In 2014, passive trumped active investing as measured by inflows and outflows from mutual funds and exchange-traded funds, Morningstar announced Wednesday.
Active U.S. equity funds were the biggest losers for the year, with net inflows of $98.4 billion while passive U.S. equity funds had net inflows of $166.6 billion.
The big outflows from PIMCO’s Total Return bond fund occasioned by, finally, Bill Gross’ departure for Janus Capital heavily influenced the $17.1 billion in 2014 net outflows from Morningstar’s active taxable fixed income category. In December, $23 billion flowed out of that bond fund category; overall in the month, $33.8 billion flowed out of active funds of all kinds, while $72.6 billion flowed into passive funds.
Earlier this month, PIMCO said that in December, $19.4 billion flowed out of PIMCO Total Return Fund (PTTRX), though it said the “average daily pace of outflows remained significantly slower from the peak rate in late September and early October 2014.”

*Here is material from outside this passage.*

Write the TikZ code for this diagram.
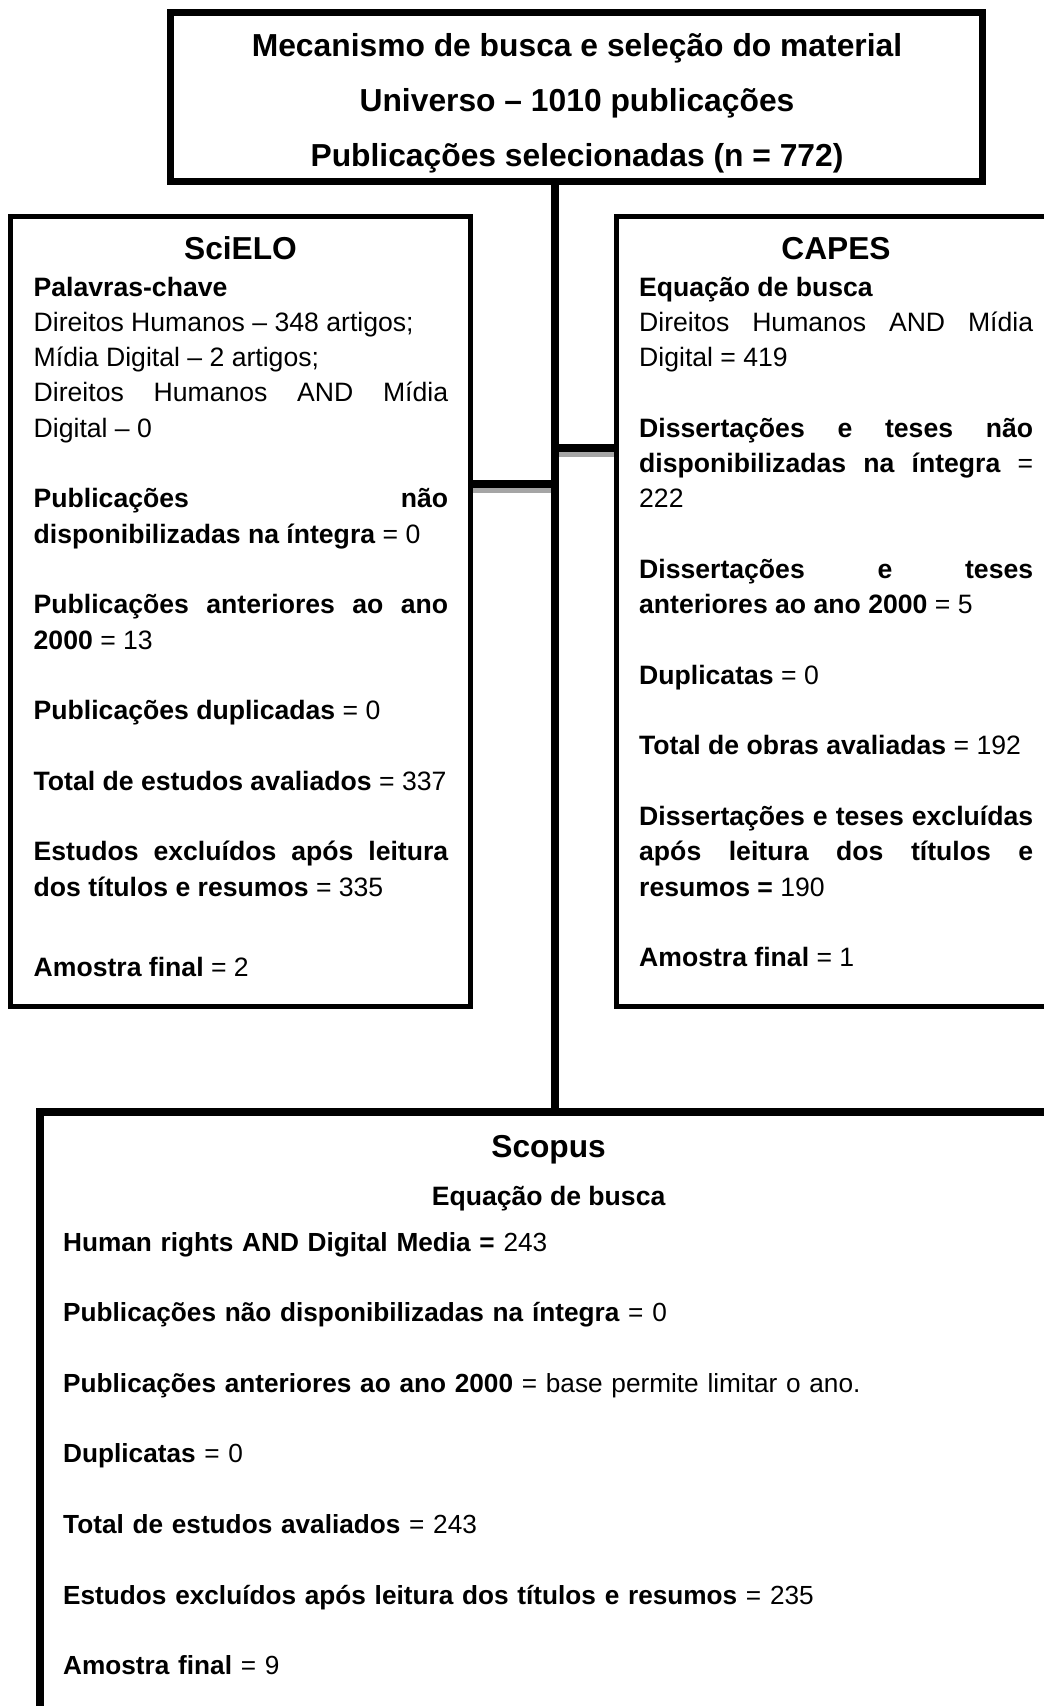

For the year among all funds, passive funds had net inflows of $420 billion, while active funds gained $44 billion. Total assets among all active funds ended the year at $9.75 trillion, while passive funds ended the year at $4.12 trillion. On the passive side of the equation, taxable bond funds saw net inflows of $104.7 billion.
(Morningstar’s definition of ‘net flows’ is the change in assets of a fund not explained by the performance of the fund.)
In her written commentary on the fund flows, Morningstar’s senior analyst for markets research, Alina Lamy, noted that the 2014 outflows from the active taxable bond funds “may not be representative of the category in general, but they certainly go a long way to show how diminished investor confidence can have far-reaching repercussions.”
Looking at longer-term trends, Lamy pointed out that from 2009 to 2012, fixed income funds attracted the “great majority” of investor funds; only in 2013 did U.S. and international equity fund flows exceed bond fund flows.